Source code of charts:
::::::
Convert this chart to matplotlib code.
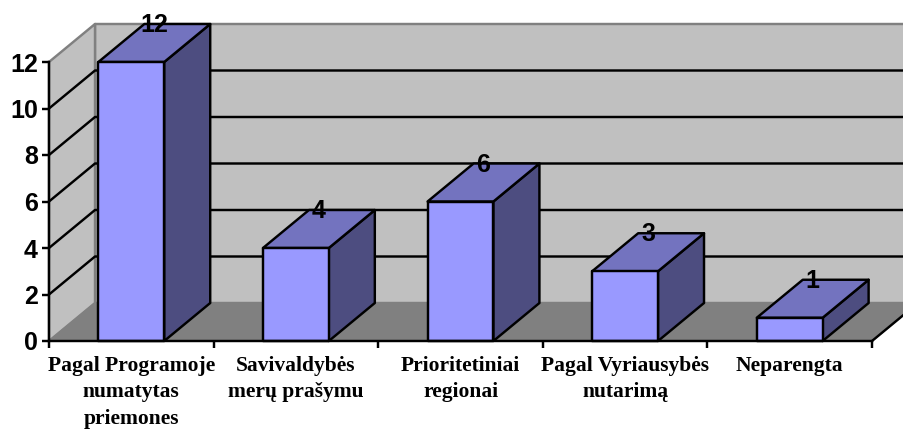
import matplotlib
matplotlib.use('Agg')
import matplotlib.pyplot as plt
from matplotlib.patches import Polygon

categories = ['Pagal Programoje\nnumatytas\npriemones', 'Savivaldybės\nmerų prašymu',
              'Prioritetiniai\nregionai', 'Pagal Vyriausybės\nnutarimą', 'Neparengta']
values = [12, 4, 6, 3, 1]
y_ticks = [0, 2, 4, 6, 8, 10, 12]

# depth of the fake 3D box, in data units (46 px across, 38 px up)
depth_x = 46 / 164.6
depth_y = 38 / 23.25
bar_margin = 0.3
line_w = 1.75

W, H = 904, 429
fig = plt.figure(figsize=(W / 100, H / 100), dpi=100)
ax = fig.add_axes([49 / W, (H - 341) / H, 823 / W, 279 / H])
ax.set_xlim(0, len(values))
ax.set_ylim(0, max(y_ticks))
ax.patch.set_visible(False)


def poly(points, color, edge='black', lw=line_w, z=2):
    ax.add_patch(Polygon(points, closed=True, facecolor=color, edgecolor=edge, linewidth=lw,
                         zorder=z, clip_on=False, joinstyle='round'))


n = len(values)
top = max(y_ticks)
# back wall, side wall, floor
poly([(depth_x, depth_y), (n + depth_x, depth_y), (n + depth_x, top + depth_y), (depth_x, top + depth_y)],
     '#C0C0C0', edge='#808080', z=1)
poly([(0, 0), (depth_x, depth_y), (depth_x, top + depth_y), (0, top)], '#C0C0C0', edge='#808080', z=1)
poly([(0, 0), (n, 0), (n + depth_x, depth_y), (depth_x, depth_y)], '#808080', edge='#808080', lw=1, z=1)
ax.plot([n, n + depth_x], [0, depth_y], color='black', lw=line_w, zorder=1.5, clip_on=False)

# grid lines on both walls
for t in y_ticks[1:-1]:
    ax.plot([0, depth_x, n + depth_x], [t, t + depth_y, t + depth_y], color='black', lw=line_w,
            zorder=1.5, clip_on=False)

# bars
for i, v in enumerate(values):
    x0 = i + bar_margin
    x1 = i + 1 - bar_margin
    poly([(x1, 0), (x1 + depth_x, depth_y), (x1 + depth_x, v + depth_y), (x1, v)], '#4D4D80', z=3)
    poly([(x0, v), (x1, v), (x1 + depth_x, v + depth_y), (x0 + depth_x, v + depth_y)], '#7373BF', z=3)
    poly([(x0, 0), (x1, 0), (x1, v), (x0, v)], '#9999FF', z=4)
    ax.text(i + 0.5 + depth_x / 2, v + depth_y - 0.05, str(v), ha='center', va='center',
            family='Liberation Sans', fontweight='bold', fontsize=18, color='black', zorder=6)

for side in ['top', 'right']:
    ax.spines[side].set_visible(False)
for side in ['left', 'bottom']:
    ax.spines[side].set_linewidth(line_w)
    ax.spines[side].set_zorder(5)

ax.set_yticks(y_ticks)
ax.set_yticklabels([str(t) for t in y_ticks], family='Liberation Sans', fontweight='bold', fontsize=18)
ax.tick_params(axis='y', length=5, width=line_w, pad=3)
ax.set_xticks(range(n + 1))
ax.set_xticklabels([])
ax.tick_params(axis='x', which='major', length=5, width=line_w)
ax.set_xticks([i + 0.5 for i in range(n)], minor=True)
ax.set_xticklabels(categories, minor=True, family='Liberation Serif', fontweight='bold', fontsize=15.5,
                   linespacing=1.45)
ax.tick_params(axis='x', which='minor', length=0, pad=10.5)

fig.savefig('out.png', dpi=100)
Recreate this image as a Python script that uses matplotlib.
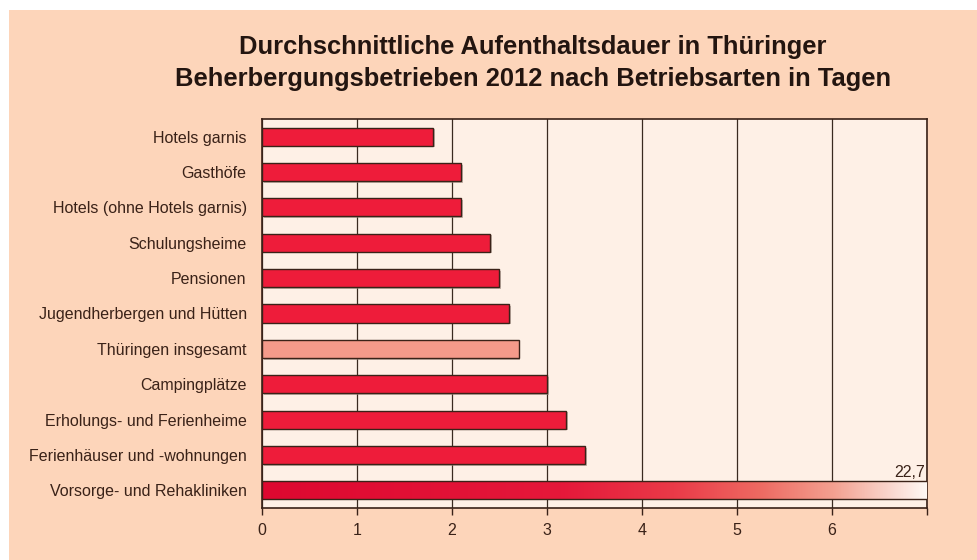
::::::
- DO THIS: Quote everything in the listing above exactly; pictures are the only thing to omit.

- THE OUTPUT:
Convert this chart to matplotlib code.
import matplotlib
matplotlib.use('Agg')
import matplotlib.pyplot as plt
from matplotlib.patches import Polygon

categories = ['Pagal Programoje\nnumatytas\npriemones', 'Savivaldybės\nmerų prašymu',
              'Prioritetiniai\nregionai', 'Pagal Vyriausybės\nnutarimą', 'Neparengta']
values = [12, 4, 6, 3, 1]
y_ticks = [0, 2, 4, 6, 8, 10, 12]

# depth of the fake 3D box, in data units (46 px across, 38 px up)
depth_x = 46 / 164.6
depth_y = 38 / 23.25
bar_margin = 0.3
line_w = 1.75

W, H = 904, 429
fig = plt.figure(figsize=(W / 100, H / 100), dpi=100)
ax = fig.add_axes([49 / W, (H - 341) / H, 823 / W, 279 / H])
ax.set_xlim(0, len(values))
ax.set_ylim(0, max(y_ticks))
ax.patch.set_visible(False)


def poly(points, color, edge='black', lw=line_w, z=2):
    ax.add_patch(Polygon(points, closed=True, facecolor=color, edgecolor=edge, linewidth=lw,
                         zorder=z, clip_on=False, joinstyle='round'))


n = len(values)
top = max(y_ticks)
# back wall, side wall, floor
poly([(depth_x, depth_y), (n + depth_x, depth_y), (n + depth_x, top + depth_y), (depth_x, top + depth_y)],
     '#C0C0C0', edge='#808080', z=1)
poly([(0, 0), (depth_x, depth_y), (depth_x, top + depth_y), (0, top)], '#C0C0C0', edge='#808080', z=1)
poly([(0, 0), (n, 0), (n + depth_x, depth_y), (depth_x, depth_y)], '#808080', edge='#808080', lw=1, z=1)
ax.plot([n, n + depth_x], [0, depth_y], color='black', lw=line_w, zorder=1.5, clip_on=False)

# grid lines on both walls
for t in y_ticks[1:-1]:
    ax.plot([0, depth_x, n + depth_x], [t, t + depth_y, t + depth_y], color='black', lw=line_w,
            zorder=1.5, clip_on=False)

# bars
for i, v in enumerate(values):
    x0 = i + bar_margin
    x1 = i + 1 - bar_margin
    poly([(x1, 0), (x1 + depth_x, depth_y), (x1 + depth_x, v + depth_y), (x1, v)], '#4D4D80', z=3)
    poly([(x0, v), (x1, v), (x1 + depth_x, v + depth_y), (x0 + depth_x, v + depth_y)], '#7373BF', z=3)
    poly([(x0, 0), (x1, 0), (x1, v), (x0, v)], '#9999FF', z=4)
    ax.text(i + 0.5 + depth_x / 2, v + depth_y - 0.05, str(v), ha='center', va='center',
            family='Liberation Sans', fontweight='bold', fontsize=18, color='black', zorder=6)

for side in ['top', 'right']:
    ax.spines[side].set_visible(False)
for side in ['left', 'bottom']:
    ax.spines[side].set_linewidth(line_w)
    ax.spines[side].set_zorder(5)

ax.set_yticks(y_ticks)
ax.set_yticklabels([str(t) for t in y_ticks], family='Liberation Sans', fontweight='bold', fontsize=18)
ax.tick_params(axis='y', length=5, width=line_w, pad=3)
ax.set_xticks(range(n + 1))
ax.set_xticklabels([])
ax.tick_params(axis='x', which='major', length=5, width=line_w)
ax.set_xticks([i + 0.5 for i in range(n)], minor=True)
ax.set_xticklabels(categories, minor=True, family='Liberation Serif', fontweight='bold', fontsize=15.5,
                   linespacing=1.45)
ax.tick_params(axis='x', which='minor', length=0, pad=10.5)

fig.savefig('out.png', dpi=100)
Recreate this image as a Python script that uses matplotlib.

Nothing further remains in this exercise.